Five major trading cities have got the nod from the central government to use the yuan in overseas trade settlement--seen as one more step in China's recent moves to expand the use of its currency globally.
Shanghai and four cities in the Pearl River Delta--Guangzhou, Shenzhen, Dongguan and Zhuhai--have been designated for the purpose, said a State Council meeting chaired by Premier Wen Jiabao yesterday. The Pearl River Delta boasts the country's largest cluster of export-oriented manufacturing operations.
The move is aimed at reducing the risk from exchange rate fluctuations and giving impetus to declining overseas trade, according to a statement posted on the government website.
Analysts said the experimental use of the yuan in trade settlement also reflects policymakers' rising concern over the shaky prospects of the U.S. currency, of which China has large reserves from previous trade growth, and their willingness to gradually expand the yuan's use globally.
"The trial is the latest move toward making the yuan an international currency," Huang Weiping, professor of economics at Renmin University of China, said. "The prospect of a weaker U.S. dollar is making the transition more imperative for China."
The mainland is trying to promote the use of the yuan among trade partners and, in the past four months, has signed 650 billion yuan ($95 billion) worth of swap agreements with Argentina, Indonesia, South Korea, Malaysia, Belarus and the Hong Kong Special Administrative Region.
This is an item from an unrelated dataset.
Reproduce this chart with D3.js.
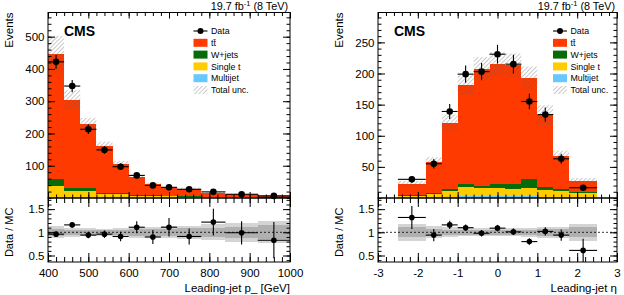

The agreements allow them to use their yuan reserves to directly trade with the Chinese mainland within a set limit in volume.
Stephen Green, head of China Research of Standard Chartered Bank, said the swap deals would help encourage the use of the yuan as the currency of choice for international trade.
"In the longer term, if countries around the region and beyond start pricing their trade in yuan, this will also lead to increased internationalization and status for China's currency," Green said.
China now uses the U.S. dollar to settle most of its international trade but the drastic swings in the greenback have become a risk for Chinese exporters in recent years.
"For many exporters, the dollar's fluctuation is a serious concern. The ability to settle trade in the yuan would reduce such risk," Dong Xian'an, economist with China Southwest Securities said.
Chen Xianbin, chairman of Guangxi Sanhuan Enterprise Group, told China Daily that his company lost more than 150 million yuan in the past three years from international trade due to the exchange rate changes between the yuan and the greenback. Chen's company, a ceramic tableware exporter, relies on Southeast Asian markets for 15 percent of total sales.
China's foreign trade has been on a continuous decline amid the current global financial crisis. Exports plunged 25.7 percent year on year in February, one of the sharpest falls ever, while imports dived 24.1 percent.
Analysts said the U.S. Federal Reserve's decision to buy long-term Treasuries, which means printing new money, may also lead to a depreciation of the U.S. dollar. That is also one reason for China to reduce the use of the dollar in trade so that the value of its $1.95 trillion foreign exchange reserves does not depreciate.
Zhou Xiaochuan, the central bank governor, said last month that in the long run, it may be ideal to replace the dollar with a new international reserve currency under the mechanism of the International Monetary Fund.